_WRITTEN INSTRUCTION:_ Copy exactly, leaving out every image, the lines from the one with "Give me the TikZ source for this diagram." through the one with "(cdnn) at (538,27)", inclusive.

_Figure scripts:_
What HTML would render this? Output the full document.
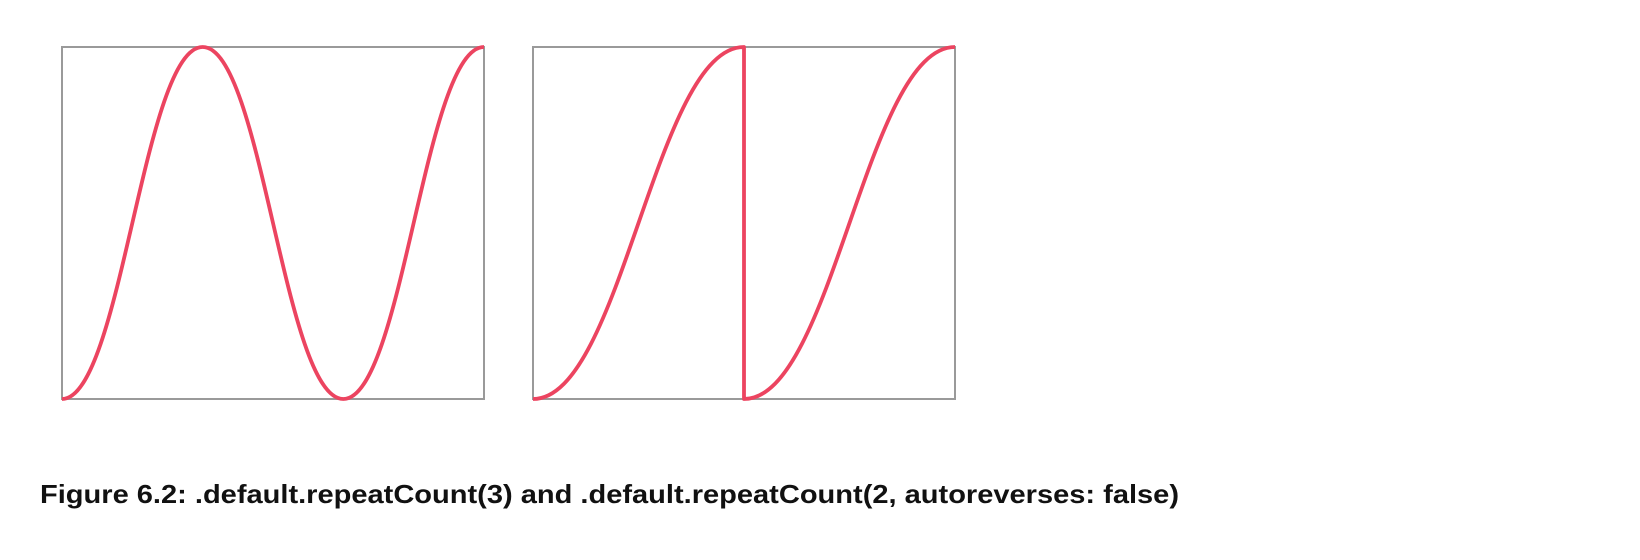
<!DOCTYPE html>
<html><head><meta charset="utf-8"><style>
html,body{margin:0;padding:0;background:#fff;width:1640px;height:560px;overflow:hidden}
</style></head><body>
<svg id="fig" width="1640" height="560" viewBox="0 0 1640 560" xmlns="http://www.w3.org/2000/svg">
<text x="40" y="503" font-family="Liberation Sans, sans-serif" font-weight="bold" font-size="26" textLength="1139" lengthAdjust="spacingAndGlyphs" fill="#111">Figure 6.2: .default.repeatCount(3) and .default.repeatCount(2, autoreverses: false)</text>
</svg>
<script>
// Each chart: sequence of segments, each from value a to value b (0..1) with ease-in-out.
const leftStarts = [0, 1, 0];
const leftEnds = [1, 0, 1];
const rightStarts = [0, 0];
const rightEnds = [1, 1];
const easing = [0.42, 0, 0.58, 1];

const svg = document.getElementById('fig');
const NS = 'http://www.w3.org/2000/svg';
function chart(name, x0, x1, y0, y1, starts, ends) {
  const box = document.createElementNS(NS, 'rect');
  
  
  box.setAttribute('x', x0); box.setAttribute('y', y0);
  box.setAttribute('width', x1 - x0); box.setAttribute('height', y1 - y0);
  box.setAttribute('fill', 'none'); box.setAttribute('stroke', '#9a9a9a'); box.setAttribute('stroke-width', '2');
  svg.appendChild(box);
  const n = starts.length, w = (x1 - x0) / n;
  const sx = i => x0 + i * w;
  const sy = v => y1 - v * (y1 - y0);
  let d = '';
  for (let i = 0; i < n; i++) {
    const xa = sx(i), xb = sx(i + 1), ya = sy(starts[i]), yb = sy(ends[i]);
    d += (i === 0 ? 'M' : 'L') + xa + ' ' + ya;
    d += ' C' + (xa + easing[0] * w) + ' ' + (ya + easing[1] * (yb - ya)) + ' ' +
         (xa + easing[2] * w) + ' ' + (ya + easing[3] * (yb - ya)) + ' ' + xb + ' ' + yb + ' ';
  }
  const p = document.createElementNS(NS, 'path');
  
  
  p.setAttribute('d', d);
  p.setAttribute('fill', 'none'); p.setAttribute('stroke', '#ec4460');
  p.setAttribute('stroke-width', '3.8'); p.setAttribute('stroke-linejoin', 'round');
  svg.appendChild(p);
}
chart('repeat-3-chart', 62, 484, 47, 399, leftStarts, leftEnds);
chart('repeat-2-chart', 533, 955, 47, 399, rightStarts, rightEnds);
</script>
</body></html>
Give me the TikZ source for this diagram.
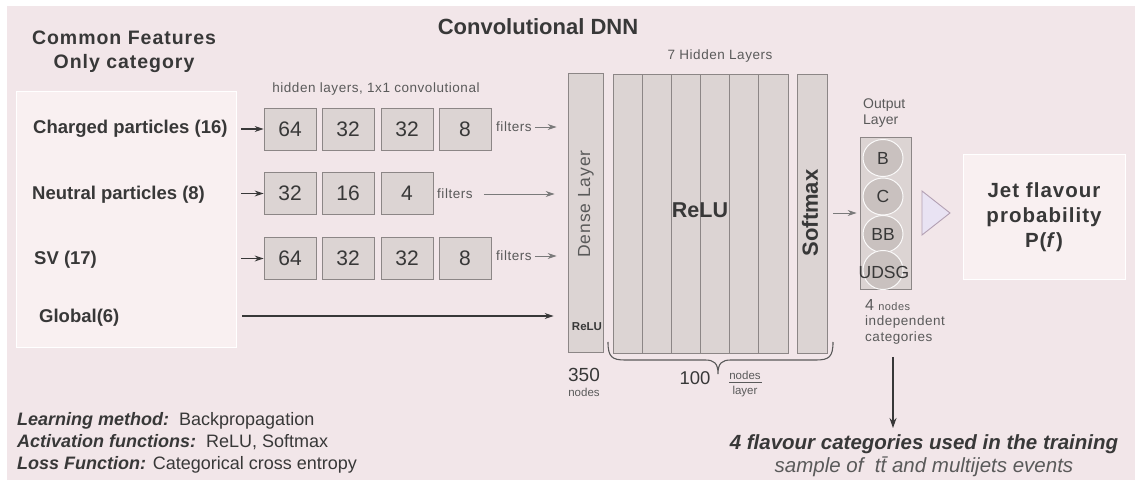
\documentclass[tikz,border=0pt]{standalone}
\usepackage{fontspec}
\setmainfont{Liberation Sans}
\usetikzlibrary{arrows.meta,shapes.geometric}
\definecolor{bg}{HTML}{F2E6E9}
\definecolor{panel}{HTML}{F9F0F1}
\definecolor{boxfill}{HTML}{DCD4D3}
\definecolor{boxline}{HTML}{8C8686}
\definecolor{ink}{HTML}{383838}
\definecolor{soft}{HTML}{5A5A5A}
\definecolor{arrowgray}{HTML}{7A7A7A}
\definecolor{cellfill}{HTML}{C9C1BF}
\definecolor{trifill}{HTML}{E9E3F3}
\definecolor{triline}{HTML}{B3A0B3}
% font size with default leading, and with explicit leading
\newcommand{\fs}[1]{\fontsize{#1pt}{\dimexpr#1pt*12/10\relax}\selectfont}
\newcommand{\fsl}[2]{\fontsize{#1pt}{#2pt}\selectfont}

\begin{document}
\begin{tikzpicture}[x=1pt,y=-1pt,
  every node/.style={inner sep=0pt, text=ink},
  conv/.style={draw=boxline, fill=boxfill, line width=0.8pt,
    minimum width=52pt, minimum height=42pt, font=\fs{21}},
  layer/.style={draw=boxline, fill=boxfill, line width=0.8pt,
    minimum height=279pt},
  rowlabel/.style={anchor=west, font=\fs{18.5}\bfseries},
  filt/.style={anchor=west, font=\fs{13.5}\addfontfeature{LetterSpace=4}, text=soft},
  inarr/.style={-{Stealth[length=9pt,width=6pt]}, line width=1.1pt, draw=ink},
  grayarr/.style={-{Stealth[length=9pt,width=6pt]}, line width=0.9pt, draw=arrowgray},
  cell/.style={ellipse, fill=cellfill, draw=white!90!cellfill, line width=1pt,
    minimum width=40pt, minimum height=37pt},
  celltext/.style={font=\fs{17.5}},
  small/.style={font=\fs{13.5}\addfontfeature{LetterSpace=4}, text=soft}]

\useasboundingbox (0,0) rectangle (1141,486);
\fill[white] (0,0) rectangle (1141,486);
\fill[bg] (7,6) rectangle (1135,480);

% titles
\node[align=center, font=\fsl{19.5}{24}\bfseries\addfontfeature{LetterSpace=5}] (title) at (124,52)
  {Common Features\\Only category};
\node[font=\fs{22}\bfseries] (cdnn) at (538,27) {Convolutional DNN};

% input panel
\node[draw=white, fill=panel, line width=1pt, minimum width=220pt, minimum height=256pt]
  (panel) at (126,220) {};
\node[rowlabel] (lab1) at (33,129) {Charged particles (16)};
\node[rowlabel] (lab2) at (32,194.5) {Neutral particles (8)};
\node[rowlabel] (lab3) at (34,259.5) {SV (17)};
\node[rowlabel] (lab4) at (39,318) {Global(6)};

% convolutional filters
\node[small] (hid) at (376,89) {hidden layers, 1x1 convolutional};
\node[conv] (c11) at (290,129) {64};
\node[conv] (c12) at (348,129) {32};
\node[conv] (c13) at (407,129) {32};
\node[conv] (c14) at (465,129) {8};
\node[conv] (c21) at (290,193.5) {32};
\node[conv] (c22) at (348,193.5) {16};
\node[conv] (c23) at (407,193.5) {4};
\node[conv] (c31) at (290,258.5) {64};
\node[conv] (c32) at (348,258.5) {32};
\node[conv] (c33) at (407,258.5) {32};
\node[conv] (c34) at (465,258.5) {8};

\coordinate (s1) at (241,129);
\coordinate (s2) at (241,193.5);
\coordinate (s3) at (241,258.5);
\coordinate (s4) at (242,316);
\draw[inarr] (s1) -- (c11.west);
\draw[inarr] (s2) -- (c21.west);
\draw[inarr] (s3) -- (c31.west);

\node[filt] (f1) at (496,127) {filters};
\node[filt] (f2) at (437,194) {filters};
\node[filt] (f3) at (496,256) {filters};

% dense layer
\node[layer, minimum width=35pt] (dense) at (585.5,213) {};
\node[rotate=90, font=\fs{17.5}\addfontfeature{LetterSpace=5}, text=soft] (dtxt) at (586,204) {Dense Layer};
\node[font=\fs{11.5}\bfseries] (drelu) at (587,327) {ReLU};

\draw[grayarr, shorten <=3pt, shorten >=11pt] (f1.east) -- (f1.east -| dense.west);
\draw[grayarr, shorten <=11pt, shorten >=13pt] (f2.east) -- (f2.east -| dense.west);
\draw[grayarr, shorten <=3pt, shorten >=11pt] (f3.east) -- (f3.east -| dense.west);
\draw[inarr, shorten >=14pt] (s4) -- (s4 -| dense.west);

% hidden layers
\node[small] (seven) at (720,56) {7 Hidden Layers};
\foreach \i in {1,...,6}{
  \node[layer, minimum width=29.17pt] (h\i) at ({613+29.17*(\i-0.5)},213.5) {};
}
\node[font=\fs{21.5}\bfseries] (relu) at (700,210) {ReLU};

% softmax layer
\node[layer, minimum width=30pt] (soft) at (812,213.5) {};
\node[rotate=90, font=\fs{22}\bfseries] (stxt) at (810,213) {Softmax};

% brace under the hidden layers
\draw[soft, line width=1.1pt]
  (608,342) .. controls (608,357) and (612,360) .. (625,360) -- (705,360)
  .. controls (714,360) and (718,363) .. (718,374)
  .. controls (718,363) and (722,360) .. (731,360) -- (816,360)
  .. controls (829,360) and (833,357) .. (833,342);

\node[font=\fs{19}, text=ink] (n350) at (584,375) {350};
\node[font=\fs{11.5}, text=soft] (n350b) at (584,392) {nodes};
\node[font=\fs{18.5}, text=ink] (n100) at (695,378) {100};
\node[font=\fs{11.5}, text=soft] (nodesup) at (745,375) {nodes};
\node[font=\fs{11.5}, text=soft] (layerdn) at (745,392) {layer};
\draw[soft, line width=0.8pt] (nodesup.south west) ++(0,3) -- ++(33,0);

% output layer
\node[small, align=left, anchor=north west, font=\fsl{14}{16}] (outl) at (863,99) {Output\\Layer};
\node[draw=boxline, fill=boxfill, line width=0.8pt, minimum width=51pt, minimum height=152pt]
  (out) at (885.5,213) {};
\node[cell] (cb) at (883,158) {};
\node[cell] (cc) at (883,196.5) {};
\node[cell] (cbb) at (883,234) {};
\node[cell, minimum height=39pt] (cu) at (883,270) {};
\node[celltext] at (cb) {B};
\node[celltext] at (cc) {C};
\node[celltext] at (cbb) {BB};
\node[celltext] at (884,272) {UDSG};
\draw[grayarr, shorten <=6pt, shorten >=3pt] (soft.east |- out.west) -- (out.west);

\node[small, align=left, anchor=north west, font=\fsl{13.5}{15.5}\addfontfeature{LetterSpace=4}] (ncat) at (865,299)
  {{\fs{16}4} {\fs{11}nodes}\\independent\\categories};

% result
\draw[triline, fill=trifill, line width=0.9pt] (922,191) -- (950,213) -- (922,235) -- cycle;
\node[draw=white, fill=panel, line width=1pt, minimum width=162pt, minimum height=125pt,
  align=center, font=\fsl{20.5}{25}\bfseries\addfontfeature{LetterSpace=5}] (jet) at (1044,217.5)
  {Jet flavour\\probability\\P(\textit{f})};

% training sample
\node[align=center, font=\fsl{20.5}{23}] (train) at (924,456)
  {\textbf{\textit{4 flavour categories used in the training}}\\
   \textcolor{soft}{\textit{sample of \ t\={t} and multijets events}}};
\coordinate (d0) at (893,357);
\draw[-{Stealth[length=10pt,width=7pt]}, line width=1.1pt, draw=ink] (d0) -- (d0 |- 0,428);

% training settings
\node[anchor=north west, align=left, font=\fsl{18}{22}] (notes) at (17,412)
  {\textbf{\textit{Learning method:}}\ \ Backpropagation\\
   \textbf{\textit{Activation functions:}}\ \ ReLU, Softmax\\
   \textbf{\textit{Loss Function:}} Categorical cross entropy};
\end{tikzpicture}
\end{document}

_ANSWER TO THE TASK:_
Give me the TikZ source for this diagram.
\documentclass[tikz,border=0pt]{standalone}
\usepackage{fontspec}
\setmainfont{Liberation Sans}
\usetikzlibrary{arrows.meta,shapes.geometric}
\definecolor{bg}{HTML}{F2E6E9}
\definecolor{panel}{HTML}{F9F0F1}
\definecolor{boxfill}{HTML}{DCD4D3}
\definecolor{boxline}{HTML}{8C8686}
\definecolor{ink}{HTML}{383838}
\definecolor{soft}{HTML}{5A5A5A}
\definecolor{arrowgray}{HTML}{7A7A7A}
\definecolor{cellfill}{HTML}{C9C1BF}
\definecolor{trifill}{HTML}{E9E3F3}
\definecolor{triline}{HTML}{B3A0B3}
% font size with default leading, and with explicit leading
\newcommand{\fs}[1]{\fontsize{#1pt}{\dimexpr#1pt*12/10\relax}\selectfont}
\newcommand{\fsl}[2]{\fontsize{#1pt}{#2pt}\selectfont}

\begin{document}
\begin{tikzpicture}[x=1pt,y=-1pt,
  every node/.style={inner sep=0pt, text=ink},
  conv/.style={draw=boxline, fill=boxfill, line width=0.8pt,
    minimum width=52pt, minimum height=42pt, font=\fs{21}},
  layer/.style={draw=boxline, fill=boxfill, line width=0.8pt,
    minimum height=279pt},
  rowlabel/.style={anchor=west, font=\fs{18.5}\bfseries},
  filt/.style={anchor=west, font=\fs{13.5}\addfontfeature{LetterSpace=4}, text=soft},
  inarr/.style={-{Stealth[length=9pt,width=6pt]}, line width=1.1pt, draw=ink},
  grayarr/.style={-{Stealth[length=9pt,width=6pt]}, line width=0.9pt, draw=arrowgray},
  cell/.style={ellipse, fill=cellfill, draw=white!90!cellfill, line width=1pt,
    minimum width=40pt, minimum height=37pt},
  celltext/.style={font=\fs{17.5}},
  small/.style={font=\fs{13.5}\addfontfeature{LetterSpace=4}, text=soft}]

\useasboundingbox (0,0) rectangle (1141,486);
\fill[white] (0,0) rectangle (1141,486);
\fill[bg] (7,6) rectangle (1135,480);

% titles
\node[align=center, font=\fsl{19.5}{24}\bfseries\addfontfeature{LetterSpace=5}] (title) at (124,52)
  {Common Features\\Only category};
\node[font=\fs{22}\bfseries] (cdnn) at (538,27) {Convolutional DNN};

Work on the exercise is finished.